The third number that you will find on here is the turn of a disc. This number essentially means how much a disc will go the opposite way of what you would expect before finishing back. So for a right handed backhand player, the turn would denote the amount of distance a disc will ride to the right before fading (the next number) to end the flight. This number is basically always a negative number so the lower the number the more it will turn.
The final number denotes the fade of the disc. This is how hard the disc will finish its flight. The higher the number the harder the finish to the left for a right hand backhand player. This number in combination with the glide will give you the best description between a really overstable disc and a controllable flight with a forward pushing finish.
Putting it All Together
Hopefully now you feel more confident when looking through discs and trying to decide what disc golf disc you need to buy! Trying new discs and different plastics is one of the most fun parts of playing disc golf. There is nothing like finding the perfect disc to fit the missing slot in your bag. One thing that we have developed to make your search for the best discs for disc golf as easy as possible is our sorting tool. This allows you to choose the type of disc and stability that you are looking for within each manufacturer so you can discover new discs to cover every slot in your bag! Using the information from this article and the sorting tool, you will be on your way to a new personal best in no time!
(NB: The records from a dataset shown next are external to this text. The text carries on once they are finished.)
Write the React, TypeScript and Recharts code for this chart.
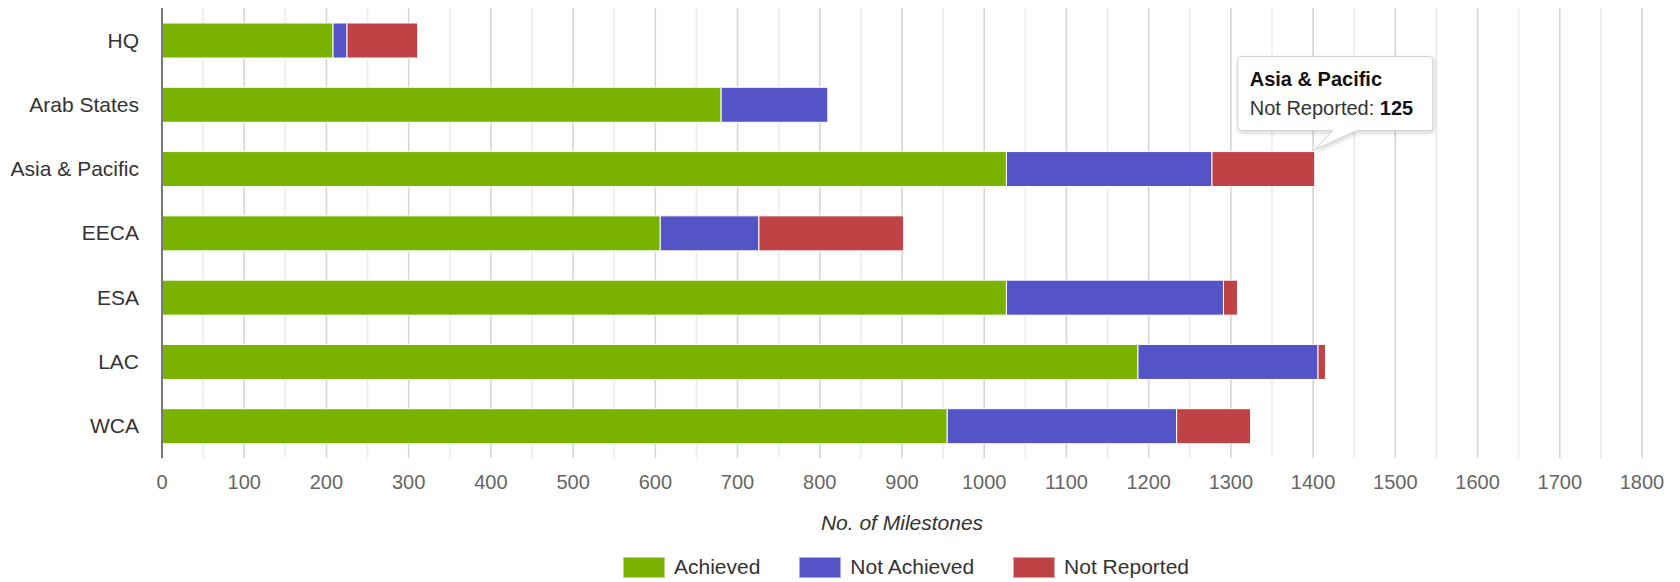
import React from 'react';
import { BarChart, Bar, XAxis, YAxis, CartesianGrid, Legend, Label } from 'recharts';

const categories = ['HQ', 'Arab States', 'Asia & Pacific', 'EECA', 'ESA', 'LAC', 'WCA'];
const achieved = [208, 680, 1027, 606, 1027, 1187, 955];
const notAchieved = [17, 130, 250, 120, 264, 219, 279];
const notReported = [86, 1, 125, 176, 17, 9, 90];
const xTicks = [
  0, 50, 100, 150, 200, 250, 300, 350, 400, 450, 500, 550, 600, 650, 700, 750, 800, 850, 900,
  950, 1000, 1050, 1100, 1150, 1200, 1250, 1300, 1350, 1400, 1450, 1500, 1550, 1600, 1650,
  1700, 1750, 1800,
];
const seriesKeys = ['achieved', 'notAchieved', 'notReported'];
const seriesNames = ['Achieved', 'Not Achieved', 'Not Reported'];
const seriesColors = ['#7ab200', '#5454c6', '#bf4244'];
const tooltipCategory = 'Asia & Pacific';
const axisTitle = 'No. of Milestones';

const data = categories.map((c, i) => ({
  name: c,
  achieved: achieved[i],
  notAchieved: notAchieved[i],
  notReported: notReported[i],
}));

const FONT = '"Liberation Sans", Arial, Helvetica, sans-serif';

const gridLine = (p: any) => {
  const pts = p.verticalPoints || [];
  const off = pts.length === xTicks.length ? 0 : 1;
  const major = (p.index + off) % 2 === 0;
  return (
    <line
      key={p.key}
      x1={p.x1}
      y1={p.y1}
      x2={p.x2}
      y2={p.y2}
      stroke={major ? '#d6d6d6' : '#ececec'}
      strokeWidth={1.6}
      fill="none"
    />
  );
};

const Callout = ({ tx, ty, title, label, value }: any) => {
  const L = tx - 77;
  const R = tx + 118;
  const T = ty - 93;
  const B = ty - 19;
  const r = 3;
  const d = `M ${L + r} ${T} H ${R - r} Q ${R} ${T} ${R} ${T + r} V ${B - r} Q ${R} ${B} ${R - r} ${B} H ${tx + 42} L ${tx} ${ty} L ${tx + 18} ${B} H ${L + r} Q ${L} ${B} ${L} ${B - r} V ${T + r} Q ${L} ${T} ${L + r} ${T} Z`;
  return (
    <g>
      <defs>
        <filter id="tipShadow" x="-20%" y="-20%" width="140%" height="150%">
          <feDropShadow dx="1" dy="2" stdDeviation="2" floodColor="#000" floodOpacity="0.18" />
        </filter>
      </defs>
      <path d={d} fill="#ffffff" stroke="#cfcfcf" strokeWidth={1} filter="url(#tipShadow)" />
      <text x={L + 12} y={T + 29} fontSize={20} fontWeight="bold" fill="#111" fontFamily={FONT}>
        {title}
      </text>
      <text x={L + 12} y={T + 58} fontSize={20} fill="#333" fontFamily={FONT}>
        <tspan>{label}: </tspan>
        <tspan fontWeight="bold" fill="#111">{value}</tspan>
      </text>
    </g>
  );
};

const NotReportedShape = (props: any) => {
  const { x, y, width, height, fill, index, payload } = props;
  const name = payload && payload.name ? payload.name : categories[index];
  const show = name === tooltipCategory;
  return (
    <g>
      <rect x={x} y={y} width={Math.max(0, width)} height={height} fill={fill} stroke="#ffffff" strokeWidth={1} />
      {show && (
        <Callout
          tx={x + width}
          ty={y - 2}
          title={name}
          label={seriesNames[2]}
          value={payload ? payload.notReported : notReported[index]}
        />
      )}
    </g>
  );
};

const renderLegend = () => (
  <div
    style={{
      display: 'flex',
      justifyContent: 'center',
      alignItems: 'center',
      height: 30,
      fontFamily: FONT,
      fontSize: 21,
      color: '#333',
    }}
  >
    {seriesNames.map((n, i) => (
      <div key={n} style={{ display: 'flex', alignItems: 'center', marginLeft: i ? 39 : 0 }}>
        <span
          style={{
            display: 'inline-block',
            width: 42,
            height: 21,
            background: seriesColors[i],
            marginRight: 9,
            boxSizing: 'border-box',
            border: '1px solid rgba(255,255,255,0.5)',
          }}
        />
        <span>{n}</span>
      </div>
    ))}
  </div>
);

export default function App() {
  return (
    <div style={{ width: 1664, height: 574, fontFamily: FONT, position: 'relative' }}>
      <BarChart
        width={1664}
        height={574}
        data={data}
        layout="vertical"
        margin={{ top: 0, right: 30, bottom: 0, left: 0 }}
        barSize={35}
      >
        <CartesianGrid horizontal={false} syncWithTicks vertical={gridLine} />
        <XAxis
          type="number"
          domain={[0, 1800]}
          ticks={xTicks}
          interval={0}
          tickFormatter={(v: number) => (v % 100 === 0 ? String(v) : '')}
          axisLine={false}
          tickLine={false}
          tickMargin={11}
          height={94}
          tick={{ fill: '#666', fontSize: 20 }}
        >
          <Label
            value={axisTitle}
            position="insideBottom"
            offset={22}
            fill="#333"
            fontSize={21}
            fontStyle="italic"
            style={{ fontStyle: 'italic', fontSize: 21, fill: '#333' }}
          />
        </XAxis>
        <YAxis
          type="category"
          dataKey="name"
          width={154}
          axisLine={{ stroke: '#777', strokeWidth: 2 }}
          tickLine={false}
          tickMargin={17}
          tick={{ fill: '#333', fontSize: 21 }}
        />
        <Legend
          verticalAlign="bottom"
          content={renderLegend}
          wrapperStyle={{ left: 158, width: 1480, height: 30 }}
        />
        <Bar
          dataKey={seriesKeys[0]}
          name={seriesNames[0]}
          stackId="a"
          fill={seriesColors[0]}
          stroke="#ffffff"
          strokeWidth={1}
          isAnimationActive={false}
        />
        <Bar
          dataKey={seriesKeys[1]}
          name={seriesNames[1]}
          stackId="a"
          fill={seriesColors[1]}
          stroke="#ffffff"
          strokeWidth={1}
          isAnimationActive={false}
        />
        <Bar
          dataKey={seriesKeys[2]}
          name={seriesNames[2]}
          stackId="a"
          fill={seriesColors[2]}
          shape={NotReportedShape}
          isAnimationActive={false}
        />
      </BarChart>
    </div>
  );
}
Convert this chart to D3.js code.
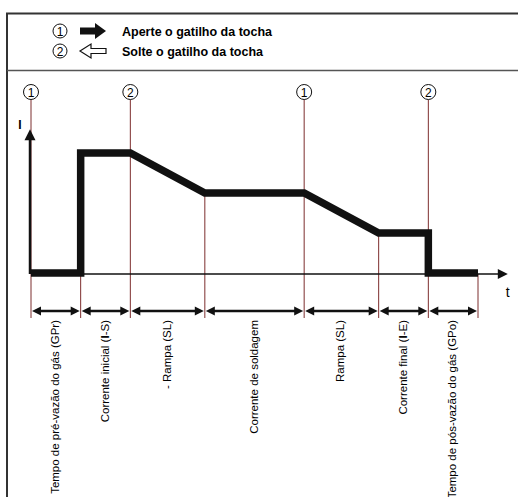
<!DOCTYPE html>
<html>
<head>
<meta charset="utf-8">
<script src="https://cdn.jsdelivr.net/npm/d3@7"></script>
<style>
html,body{margin:0;padding:0;background:#fff;}
svg{display:block;font-family:"Liberation Sans",Arial,sans-serif;}
</style>
</head>
<body>
<svg id="c" width="518" height="497"></svg>
<script>
// ---- data ----
const legendNums = ["1", "2"];
const legendTexts = ["Aperte o gatilho da tocha", "Solte o gatilho da tocha"];
const phaseLabels = [
  ["Tempo de pré-vazão do gás (GPr)"],
  ["Corrente inicial (", "I", "-S)"],
  ["- Rampa (SL)"],
  ["Corrente de soldagem"],
  ["Rampa (SL)"],
  ["Corrente final (", "I", "-E)"],
  ["Tempo de pós-vazão do gás (GPo)"]
];
const boundaries = [0, 1, 2, 3.5, 5.5, 7, 8, 9];
const currentT = [0, 1, 1, 2, 3.5, 5.5, 7, 8, 8, 9];
const currentI = [0, 0, 3, 3, 2, 2, 1, 1, 0, 0];
const triggerT = [0, 2, 5.5, 8];
const triggerN = ["1", "2", "1", "2"];
const axisLabels = ["I", "t"];

// ---- drawing ----
const svg = d3.select("#c");
const x = d3.scaleLinear().domain([0, 9]).range([31, 478]);
const y = d3.scaleLinear().domain([0, 3]).range([274, 154]);
const yTop = 3.62, xEnd = 9.6;
const dimY = 311, lineBottom = 318, circY = 92, circR = 7.5;
const red = "#7d2e2e";

// frame
svg.append("line").attr("x1", 7).attr("x2", 7).attr("y1", 13).attr("y2", 497)
  .attr("stroke", "#333").attr("stroke-width", 2);
svg.append("line").attr("x1", 6).attr("x2", 518).attr("y1", 13.5).attr("y2", 13.5)
  .attr("stroke", "#333").attr("stroke-width", 2);
svg.append("line").attr("x1", 7).attr("x2", 518).attr("y1", 70.5).attr("y2", 70.5)
  .attr("stroke", "#555").attr("stroke-width", 1.3);

// legend
const legY = [31, 51];
legendNums.forEach((n, i) => {
  const g = svg.append("g").attr("transform", `translate(0,${legY[i]})`);
  g.append("circle").attr("cx", 60).attr("cy", 0).attr("r", 7)
    .attr("fill", "none").attr("stroke", "#111").attr("stroke-width", 1);
  g.append("text").attr("x", 60).attr("y", 4.5).attr("text-anchor", "middle")
    .attr("font-size", 12).text(n);
  g.append("text").attr("x", 122).attr("y", 4.5).attr("font-size", 12.5)
    .attr("font-weight", "bold").text(legendTexts[i]);
});
// legend arrows
svg.append("path")
  .attr("d", "M80,27.5 L95,27.5 L95,23 L106,31 L95,39 L95,34.5 L80,34.5 Z")
  .attr("fill", "#111");
svg.append("path")
  .attr("d", "M106,48.5 L91,48.5 L91,44 L80,51 L91,58 L91,53.5 L106,53.5 Z")
  .attr("fill", "#fff").attr("stroke", "#111").attr("stroke-width", 1.2);

// red vertical lines at phase boundaries (not triggers)
boundaries.forEach(t => {
  if (triggerT.includes(t)) return;
  const lv = d3.min(currentI.filter((v, i) => currentT[i] === t));
  svg.append("line").attr("x1", x(t)).attr("x2", x(t))
    .attr("y1", y(lv)).attr("y2", lineBottom)
    .attr("stroke", red).attr("stroke-width", 1);
});
// trigger lines + circles
triggerT.forEach((t, i) => {
  svg.append("line").attr("x1", x(t)).attr("x2", x(t))
    .attr("y1", circY + circR).attr("y2", lineBottom)
    .attr("stroke", red).attr("stroke-width", 1);
  svg.append("circle").attr("cx", x(t)).attr("cy", circY).attr("r", circR)
    .attr("fill", "#fff").attr("stroke", "#111").attr("stroke-width", 1);
  svg.append("text").attr("x", x(t)).attr("y", circY + 4.5).attr("text-anchor", "middle")
    .attr("font-size", 12).text(triggerN[i]);
});

// axes
svg.append("line").attr("x1", x(0)).attr("x2", x(xEnd) - 8)
  .attr("y1", y(0)).attr("y2", y(0)).attr("stroke", "#111").attr("stroke-width", 1.5);
svg.append("path")
  .attr("d", `M${x(xEnd)},${y(0)} L${x(xEnd) - 10},${y(0) - 5} L${x(xEnd) - 10},${y(0) + 5} Z`)
  .attr("fill", "#111");
svg.append("line").attr("x1", x(0) - 1).attr("x2", x(0) - 1)
  .attr("y1", y(0)).attr("y2", y(yTop) + 9).attr("stroke", "#111").attr("stroke-width", 2.5);
svg.append("path")
  .attr("d", `M${x(0) - 1},${y(yTop)} L${x(0) - 6.5},${y(yTop) + 11} L${x(0) + 4.5},${y(yTop) + 11} Z`)
  .attr("fill", "#111");
svg.append("text").attr("x", 20).attr("y", y(yTop)).attr("font-size", 12)
  .attr("font-weight", "bold").attr("text-anchor", "middle").text(axisLabels[0]);
svg.append("text").attr("x", x(xEnd)).attr("y", y(0) + 23).attr("font-size", 14)
  .attr("text-anchor", "middle").text(axisLabels[1]);

// current curve
const line = d3.line().x(d => x(d[0])).y(d => y(d[1]) - 1);
svg.append("path").datum(currentT.map((t, i) => [t, currentI[i]]))
  .attr("d", line).attr("fill", "none").attr("stroke", "#111")
  .attr("stroke-width", 7.5).attr("stroke-linejoin", "miter").attr("stroke-linecap", "butt");

// dimension arrows
for (let i = 0; i < boundaries.length - 1; i++) {
  const a = x(boundaries[i]), b = x(boundaries[i + 1]);
  svg.append("line").attr("x1", a + 6).attr("x2", b - 6).attr("y1", dimY).attr("y2", dimY)
    .attr("stroke", "#111").attr("stroke-width", 2.5);
  svg.append("path").attr("d", `M${a + 1},${dimY} L${a + 10},${dimY - 4.5} L${a + 10},${dimY + 4.5} Z`).attr("fill", "#111");
  svg.append("path").attr("d", `M${b - 1},${dimY} L${b - 10},${dimY - 4.5} L${b - 10},${dimY + 4.5} Z`).attr("fill", "#111");
}

// phase labels
phaseLabels.forEach((parts, i) => {
  const cx = (x(boundaries[i]) + x(boundaries[i + 1])) / 2 - 1;
  const t = svg.append("text")
    .attr("transform", `translate(${cx + 4},320) rotate(-90)`)
    .attr("text-anchor", "end").attr("font-size", 11.5);
  parts.forEach((p, j) => {
    t.append("tspan").attr("font-weight", p === "I" ? "bold" : "normal").text(p);
  });
});
</script>
</body>
</html>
Great article. For some reason it just now clicked that the numbers on the disk are how they will impact the disc through its throw and flight. Starting on the left side, how fast your arm speed, once it leaves your hand is what it does as it flies, then what it will do while its gliding, and then finally how it will finish. The order of the numbers is essentially the discs story of how it will move through the different stages of flight. Seems super obvious now, but never thought of it. Thanks!